Writes Doug Barry from Jezebel: It should go without saying, but the problem with the original obituary is that a male scientist would never — NEVER — be hailed as a "the world's best dad" before being hailed as an important scientific innovator.

But rather than maybe seeing THAT as a problem-- because perhaps many men WOULD prefer to be memorialized that way over what they accomplished or did at work-- he attacks and assumes that no one in their right mind could possibly value that over their career. That's the norm these days- attack anyone who doesn't agree with you, and that usually means the idea that women can and should be proud of their personal choices.

The NYT removed the highly offensive opening reference to "mean beef stroganoff" and replaced it with, "She was a brilliant rocket scientist." Yet when I read the entire obit which was mostly focused on Mrs. Brill's career, the personal remarks from her family including that she preferred to be called "Mrs." over "Ms." lead me to believe that perhaps even she would have taken delight in the original opening of her obit. 

The problem for me deepens into the vicious bullying that is the norm de plume, a term I just made up to refer to the now ubiquitous anonymous online attacks against others, is that the bullies assert Mrs. Brill had no good reason to feel good about supporting her husband by moving when his job relocated them. From the obit:

They moved to Connecticut in 1952 when Mr. Brill got a job there. She followed him again when he later got a job in New Jersey. She did not mind the moves, her son Matthew said. She would say, “Good husbands are harder to find than good jobs.”

Writes anonymous user (of course) EvilQueen2013 on Jezebel: Since when has "following your husband from job to job" become an achievement? You can read more comments like hers here. These "experts" dictate what accomplishments should be highlighted first and then devolve so low as to imply that they are actually shameful pursuits. 

When my husband was still an active duty US Marine, I followed him from one duty station to another until one day he followed me to civilian life. I learned from that experience, both personally and professionally because I worked as a career counselor and resume writer back during those years. There are millions of "trailing spouses"--men and women who choose to support their loved one's career while balancing their own and that it IS an achievement!

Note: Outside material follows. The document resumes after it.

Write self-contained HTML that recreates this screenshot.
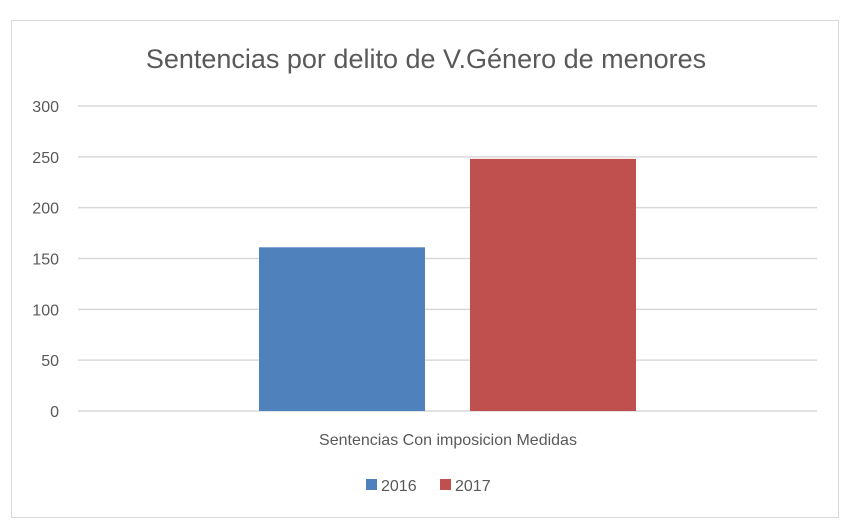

I don't know why it's so hard for women to have their personal life choices respected when it involves being a supportive wife, homemaker or mother because it's what they choose and love. Mrs. Brill was able to juggle being the wife, mom and cook she wanted to be while also being a pioneering rocket scientist- perhaps they are jealous?

I would love, in the most non-ironic way, to have her "mean beef stronganoff" recipe to share here in honor of Mrs. Brill! If anyone reading this can help, I'd appreciate it!

What do you think? Would love to hear from both men and women. Please share your thoughts below!